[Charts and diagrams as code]
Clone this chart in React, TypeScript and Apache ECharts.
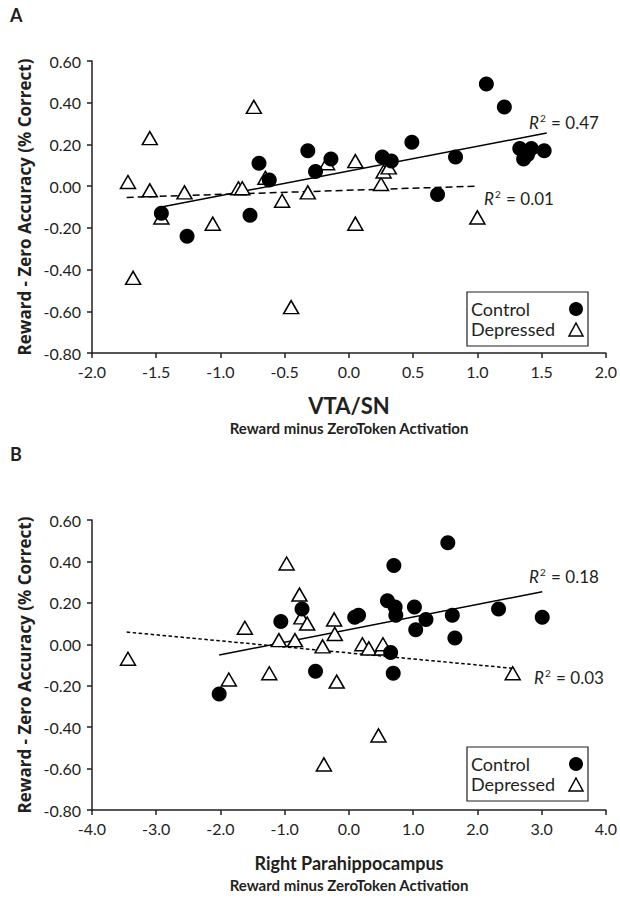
import React, { useEffect, useRef } from "react";
import * as echarts from "echarts";

// Panel A: VTA/SN
const controlA: [number, number][] = [
  [-1.46, -0.13], [-1.26, -0.24], [-0.77, -0.14], [-0.7, 0.11], [-0.62, 0.03],
  [-0.32, 0.17], [-0.26, 0.07], [-0.14, 0.13], [0.26, 0.14], [0.33, 0.12],
  [0.49, 0.21], [0.69, -0.04], [0.83, 0.14], [1.07, 0.49], [1.21, 0.38],
  [1.33, 0.18], [1.36, 0.13], [1.39, 0.15], [1.42, 0.18], [1.52, 0.17],
];
const depressedA: [number, number][] = [
  [-1.72, 0.02], [-1.68, -0.44], [-1.55, 0.23], [-1.55, -0.02], [-1.46, -0.15],
  [-1.28, -0.03], [-1.06, -0.18], [-0.86, -0.01], [-0.83, -0.01], [-0.74, 0.38],
  [-0.65, 0.04], [-0.52, -0.07], [-0.45, -0.58], [-0.32, -0.03], [-0.17, 0.11],
  [0.05, 0.12], [0.05, -0.18], [0.25, 0.01], [0.27, 0.07], [0.31, 0.09], [1.0, -0.15],
];
const fitControlA: [number, number][] = [[-1.46, -0.1], [1.54, 0.255]];
const fitDepressedA: [number, number][] = [[-1.73, -0.054], [1.0, 0.0]];

// Panel B: Right Parahippocampus
const controlB: [number, number][] = [
  [-2.02, -0.24], [-1.06, 0.11], [-0.73, 0.17], [-0.52, -0.13], [0.09, 0.13],
  [0.15, 0.14], [0.6, 0.21], [0.65, -0.04], [0.69, -0.14], [0.7, 0.38],
  [0.72, 0.18], [0.73, 0.14], [1.02, 0.18], [1.04, 0.07], [1.2, 0.12],
  [1.54, 0.49], [1.61, 0.14], [1.65, 0.03], [2.33, 0.17], [3.01, 0.13],
];
const depressedB: [number, number][] = [
  [-3.44, -0.07], [-1.87, -0.17], [-1.62, 0.08], [-1.24, -0.14], [-1.09, 0.02],
  [-0.97, 0.39], [-0.84, 0.02], [-0.77, 0.24], [-0.74, 0.13], [-0.65, 0.1],
  [-0.41, -0.01], [-0.39, -0.58], [-0.23, 0.12], [-0.22, 0.05], [-0.19, -0.18],
  [0.21, 0.0], [0.31, -0.02], [0.46, -0.44], [0.51, -0.02], [0.53, 0.0], [2.55, -0.14],
];
const fitControlB: [number, number][] = [[-2.02, -0.052], [3.01, 0.254]];
const fitDepressedB: [number, number][] = [[-3.46, 0.059], [2.55, -0.116]];

const yTitle = "Reward - Zero Accuracy (% Correct)";
const xTitleA = "VTA/SN";
const xTitleB = "Right Parahippocampus";
const xSubTitle = "Reward minus ZeroToken Activation";
const r2Labels = ["0.47", "0.01", "0.18", "0.03"];

const FONT = "Lato, 'Open Sans', sans-serif";
const INK = "#231f20";

export default function App() {
  const ref = useRef<HTMLDivElement>(null);
  useEffect(() => {
    if (!ref.current) return;
    const chart = echarts.init(ref.current, undefined, { renderer: "svg" });
    const yAxisBase = (gridIndex: number) => ({
      type: "value",
      gridIndex,
      min: -0.8,
      max: 0.6,
      interval: 0.2,
      name: yTitle,
      nameLocation: "middle",
      nameGap: 59,
      nameRotate: 90,
      nameTextStyle: { fontFamily: "'Open Sans', Lato, sans-serif", fontWeight: "bold", fontSize: 17, color: INK },
      axisLine: { show: true, onZero: false, lineStyle: { color: INK, width: 1.5 } },
      axisTick: { show: true, length: 5, lineStyle: { color: INK, width: 1.5 } },
      axisLabel: {
        fontFamily: FONT, fontSize: 16, color: INK, margin: 11,
        formatter: (v: number) => v.toFixed(2),
      },
      splitLine: { show: false },
    });
    const xAxisBase = (gridIndex: number, min: number, max: number, interval: number) => ({
      type: "value",
      gridIndex,
      min,
      max,
      interval,
      axisLine: { show: true, onZero: false, lineStyle: { color: INK, width: 1.5 } },
      axisTick: { show: true, length: 5, lineStyle: { color: INK, width: 1.5 } },
      axisLabel: {
        fontFamily: FONT, fontSize: 16, color: INK, margin: 10,
        formatter: (v: number) => v.toFixed(1),
      },
      splitLine: { show: false },
    });
    const circle = (name: string, data: [number, number][], idx: number) => ({
      name, type: "scatter", xAxisIndex: idx, yAxisIndex: idx, data,
      symbol: "circle", symbolSize: 15, z: 4,
      itemStyle: { color: "#000", borderColor: "#000", borderWidth: 0, opacity: 1 },
    });
    const tri = (name: string, data: [number, number][], idx: number) => ({
      name, type: "scatter", xAxisIndex: idx, yAxisIndex: idx, data,
      symbol: "triangle", symbolSize: [15, 13], z: 3,
      itemStyle: { color: "#fff", borderColor: "#000", borderWidth: 1.5, opacity: 1 },
    });
    const line = (name: string, data: [number, number][], idx: number, dashed: number[] | null) => ({
      name, type: "line", xAxisIndex: idx, yAxisIndex: idx, data,
      symbol: "none", z: 2,
      lineStyle: { color: "#000", width: 1.5, type: dashed ? dashed : "solid" },
    });
    const r2 = (val: string, x: number, y: number) => ({
      type: "text", x, y,
      style: {
        text: `{i|R}{s|2}{n| = ${val}}`,
        rich: {
          i: { fontFamily: FONT, fontSize: 17, fontStyle: "italic", fill: INK },
          s: { fontFamily: FONT, fontSize: 10, fill: INK, verticalAlign: "top", padding: [0, 1, 8, 1] },
          n: { fontFamily: FONT, fontSize: 17, fill: INK },
        },
        verticalAlign: "middle",
      },
    });
    const legend = (top: number) => ({
      type: "group", x: 467, y: top,
      children: [
        { type: "rect", shape: { x: 0, y: 0, width: 121, height: 54 }, style: { fill: "#fff", stroke: INK, lineWidth: 1.2 } },
        { type: "text", x: 4, y: 17, style: { text: "Control", fontFamily: FONT, fontSize: 18, fill: INK, verticalAlign: "middle" } },
        { type: "text", x: 4, y: 37, style: { text: "Depressed", fontFamily: FONT, fontSize: 18, fill: INK, verticalAlign: "middle" } },
        { type: "circle", shape: { cx: 109, cy: 17, r: 7 }, style: { fill: "#000" } },
        { type: "polygon", shape: { points: [[109, 31], [116, 44], [102, 44]] }, style: { fill: "#fff", stroke: "#000", lineWidth: 1.5 } },
      ],
    });
    const title = (text: string, y: number, size: number) => ({
      type: "text", x: 349, y,
      style: { text, fontFamily: FONT, fontWeight: "bold", fontSize: size, fill: INK, align: "center", verticalAlign: "middle" },
    });
    chart.setOption({
      animation: false,
      backgroundColor: "#fff",
      grid: [
        { left: 92, top: 61, width: 514, height: 292 },
        { left: 92, top: 520, width: 514, height: 290 },
      ],
      xAxis: [xAxisBase(0, -2, 2, 0.5), xAxisBase(1, -4, 4, 1)],
      yAxis: [yAxisBase(0), yAxisBase(1)],
      series: [
        line("Depressed fit A", fitDepressedA, 0, [7, 4]),
        line("Control fit A", fitControlA, 0, null),
        tri("Depressed A", depressedA, 0),
        circle("Control A", controlA, 0),
        line("Depressed fit B", fitDepressedB, 1, [3.5, 2.5]),
        line("Control fit B", fitControlB, 1, null),
        tri("Depressed B", depressedB, 1),
        circle("Control B", controlB, 1),
      ],
      graphic: [
        { type: "text", x: 10, y: 15, style: { text: "A", fontFamily: FONT, fontWeight: "bold", fontSize: 18, fill: INK, verticalAlign: "middle" } },
        { type: "text", x: 10, y: 454, style: { text: "B", fontFamily: FONT, fontWeight: "bold", fontSize: 18, fill: INK, verticalAlign: "middle" } },
        title(xTitleA, 405, 22),
        title(xSubTitle, 428, 15),
        title(xTitleB, 863, 18),
        title(xSubTitle, 885, 15),
        r2(r2Labels[0], 529, 122),
        r2(r2Labels[1], 484, 198),
        r2(r2Labels[2], 529, 576),
        r2(r2Labels[3], 534, 677),
        legend(292),
        legend(747),
      ],
    });
    return () => chart.dispose();
  }, []);
  return (
    <div
      ref={ref}
      style={{ position: "fixed", left: 0, top: 0, width: 620, height: 902, background: "#fff" }}
    />
  );
}
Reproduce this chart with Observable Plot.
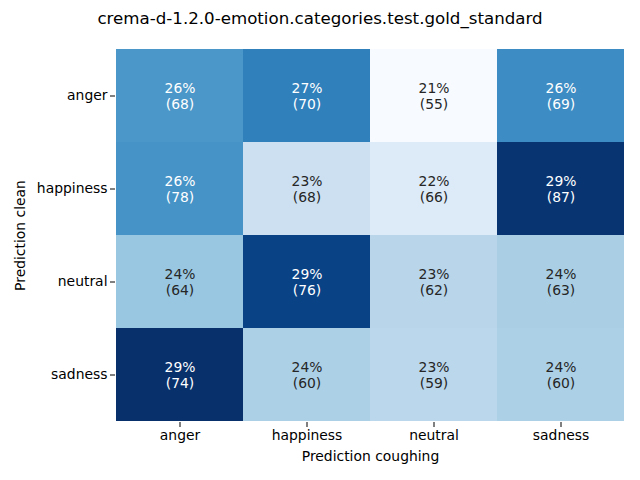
<!DOCTYPE html>
<html>
<head>
<meta charset="utf-8">
<script src="https://cdn.jsdelivr.net/npm/d3@7"></script>
<script src="https://cdn.jsdelivr.net/npm/@observablehq/plot@0.6"></script>
<style>
  body { margin: 0; background: #fff; }
  #title { width: 640px; height: 36px; font-family: "DejaVu Sans", sans-serif; font-size: 16.67px; text-align: center; line-height: 37px; color: #000; }
</style>
</head>
<body>
<div id="title">crema-d-1.2.0-emotion.categories.test.gold_standard</div>
<div id="chart"></div>
<script>
const title = "crema-d-1.2.0-emotion.categories.test.gold_standard";
const rowLabels = ["anger", "happiness", "neutral", "sadness"];   // Prediction clean
const colLabels = ["anger", "happiness", "neutral", "sadness"];   // Prediction coughing
const counts = [
  [68, 70, 55, 69],
  [78, 68, 66, 87],
  [64, 76, 62, 63],
  [74, 60, 59, 60]
];
const xLabel = "Prediction coughing";
const yLabel = "Prediction clean";

const data = [];
rowLabels.forEach((r, i) => {
  const total = d3.sum(counts[i]);
  colLabels.forEach((c, j) => {
    data.push({row: r, col: c, count: counts[i][j], pct: counts[i][j] / total * 100});
  });
});
const domain = d3.extent(data, d => d.pct);
const colorOf = v => d3.interpolateBlues((v - domain[0]) / (domain[1] - domain[0]));
function lum(c) {
  const rgb = d3.rgb(c);
  const f = x => { x /= 255; return x <= 0.03928 ? x / 12.92 : Math.pow((x + 0.055) / 1.055, 2.4); };
  return 0.2126 * f(rgb.r) + 0.7152 * f(rgb.g) + 0.0722 * f(rgb.b);
}
const textColor = d => lum(colorOf(d.pct)) > 0.408 ? "#262626" : "#ffffff";

const plot = Plot.plot({
  width: 640,
  height: 444,
  marginTop: 12,
  marginBottom: 58,
  marginLeft: 115,
  marginRight: 15,
  style: {fontFamily: "DejaVu Sans, sans-serif", fontSize: "13.9px", color: "#000", background: "#fff"},
  x: {domain: colLabels, padding: 0, label: xLabel, labelAnchor: "center", labelOffset: 38, tickSize: 5, tickPadding: 3},
  y: {domain: rowLabels, padding: 0, label: yLabel, labelAnchor: "center", labelOffset: 100, tickSize: 5, tickPadding: 3},
  color: {type: "linear", scheme: "blues", domain: domain},
  marks: [
    Plot.cell(data, {x: "col", y: "row", fill: "pct", inset: 0}),
    Plot.text(data, {x: "col", y: "row", text: d => `${Math.round(d.pct)}%\n(${d.count})`, fill: textColor, fontSize: 13.9, lineHeight: 1.15})
  ]
});
document.getElementById("chart").appendChild(plot);
</script>
</body>
</html>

• _GIVEN REQUEST_: Gather each line in the entries above where the string "React" is found.

• _RESULT OF THIS TASK_:
Clone this chart in React, TypeScript and Apache ECharts.
import React, { useEffect, useRef } from "react";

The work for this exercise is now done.